Part II is coming, as well as some other commentary. [End Update]
One of the subjects to which I return time and again is accountability, the holding to account of wrongdoers who engage in criminal or near-criminal activity while supposedly acting under the color or law. For example, during the Tonya Craft trial, prosecutors Chris Arnt and Len Gregor knowingly suborned perjured testimony, then conspired with "judge" Brian Outhouse to make sure that the jury never saw documented proof that the witnesses were lying.
We saw the prosecutors and Det. Tim Deal work together to fabricate a document that did not exist when the trial began that purported to show that Sandra Lamb's daughter had "disclosed" the infamous "hand rape" to Suzi Thorne. Perjury is a felony. Subornation of perjury is a felony. Fabricating documents during a trial is a felony. Witnesses saw all of these things occurring during Tonya's trial, yet the people who committed these crimes, Arnt, Gregor, Thorne, Sandra Lamb, Joal and Sarah Henke, Deal, and Sherry Wilson will not have to face one second of legal scrutiny for what they did.

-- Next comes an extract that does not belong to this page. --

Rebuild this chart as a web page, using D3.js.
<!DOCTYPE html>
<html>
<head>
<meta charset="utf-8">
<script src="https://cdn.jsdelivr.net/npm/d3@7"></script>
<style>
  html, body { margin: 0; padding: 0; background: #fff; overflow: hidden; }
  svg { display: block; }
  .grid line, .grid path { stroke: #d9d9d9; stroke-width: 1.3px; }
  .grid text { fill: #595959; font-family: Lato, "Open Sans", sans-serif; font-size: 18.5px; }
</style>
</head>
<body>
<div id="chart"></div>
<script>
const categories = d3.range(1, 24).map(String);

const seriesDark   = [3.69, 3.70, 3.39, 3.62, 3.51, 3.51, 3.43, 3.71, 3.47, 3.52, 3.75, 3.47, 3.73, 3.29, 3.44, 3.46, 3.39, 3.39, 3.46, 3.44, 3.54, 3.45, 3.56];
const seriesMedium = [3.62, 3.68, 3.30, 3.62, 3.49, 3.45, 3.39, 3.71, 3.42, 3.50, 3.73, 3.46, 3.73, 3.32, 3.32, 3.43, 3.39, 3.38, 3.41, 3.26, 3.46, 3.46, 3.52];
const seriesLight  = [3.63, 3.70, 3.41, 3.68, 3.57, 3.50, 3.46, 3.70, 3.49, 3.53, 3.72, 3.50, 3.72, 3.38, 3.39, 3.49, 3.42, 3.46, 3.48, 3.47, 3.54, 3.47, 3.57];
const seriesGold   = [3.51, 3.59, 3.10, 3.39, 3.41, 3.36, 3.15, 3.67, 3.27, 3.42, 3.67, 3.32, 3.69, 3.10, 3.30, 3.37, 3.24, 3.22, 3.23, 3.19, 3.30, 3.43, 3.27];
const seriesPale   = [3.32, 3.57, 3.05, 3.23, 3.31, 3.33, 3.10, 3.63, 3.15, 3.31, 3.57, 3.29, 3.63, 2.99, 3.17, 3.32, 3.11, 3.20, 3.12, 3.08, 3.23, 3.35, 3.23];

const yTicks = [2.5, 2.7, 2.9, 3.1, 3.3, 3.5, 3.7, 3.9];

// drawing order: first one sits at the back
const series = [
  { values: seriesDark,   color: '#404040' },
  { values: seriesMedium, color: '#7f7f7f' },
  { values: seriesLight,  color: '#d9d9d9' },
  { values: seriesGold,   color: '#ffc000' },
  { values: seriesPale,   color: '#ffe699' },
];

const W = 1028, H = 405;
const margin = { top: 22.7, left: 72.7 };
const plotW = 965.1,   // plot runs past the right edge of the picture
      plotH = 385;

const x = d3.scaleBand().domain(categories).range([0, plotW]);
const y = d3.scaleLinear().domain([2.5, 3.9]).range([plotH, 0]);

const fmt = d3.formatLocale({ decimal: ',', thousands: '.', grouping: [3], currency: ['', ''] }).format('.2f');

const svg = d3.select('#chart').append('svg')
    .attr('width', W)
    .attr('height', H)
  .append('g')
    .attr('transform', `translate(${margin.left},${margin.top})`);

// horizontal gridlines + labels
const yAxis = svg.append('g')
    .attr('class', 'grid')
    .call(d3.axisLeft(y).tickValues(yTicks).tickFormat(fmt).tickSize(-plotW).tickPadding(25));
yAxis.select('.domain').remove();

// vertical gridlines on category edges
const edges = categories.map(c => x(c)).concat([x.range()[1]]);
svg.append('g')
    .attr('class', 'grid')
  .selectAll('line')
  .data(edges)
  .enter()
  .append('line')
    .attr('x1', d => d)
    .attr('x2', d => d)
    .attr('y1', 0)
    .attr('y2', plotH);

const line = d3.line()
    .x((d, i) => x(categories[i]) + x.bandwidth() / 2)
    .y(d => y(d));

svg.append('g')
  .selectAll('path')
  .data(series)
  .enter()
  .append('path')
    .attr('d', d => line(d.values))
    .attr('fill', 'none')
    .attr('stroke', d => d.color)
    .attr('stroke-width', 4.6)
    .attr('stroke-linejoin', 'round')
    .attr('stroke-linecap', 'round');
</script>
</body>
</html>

Likewise, we have seen the same dishonest nonsense in the Jacobson case in which lie after lie has been told, and the police and prosecutors have covered up lies and tried to push lies as the truth. Yet, the perpetrators know that they are safe.
Why? Why the lack of accountability? The answers are institutional in nature. I'd like to say that it is because men like Gregor and Arnt are fundamentally dishonest, and maybe they are. What I know of these people, both are narcissistic bullies, both are competitive, and neither has much of a moral compass.
Yet, that is not enough, although time and again we find that people in authority who do these things tend to be amoral at best and immoral at worst. Now, there are two ways to approach the institutional nature of this issue.
The first would be to say that most people who enter certain institutional settings, like police departments or prosecutors' offices in which they are given immense amounts of authority, do so with good intentions. They "want to make a difference" or want to "do good."
However, the daily realities of the job soon make them jaded. Cops deal with human refuse and people who really do horrible things to others, and prosecutors have to prosecute these folks. And it really is true that the vast majority of people who are arrested and prosecuted are guilty. Yes, guilty.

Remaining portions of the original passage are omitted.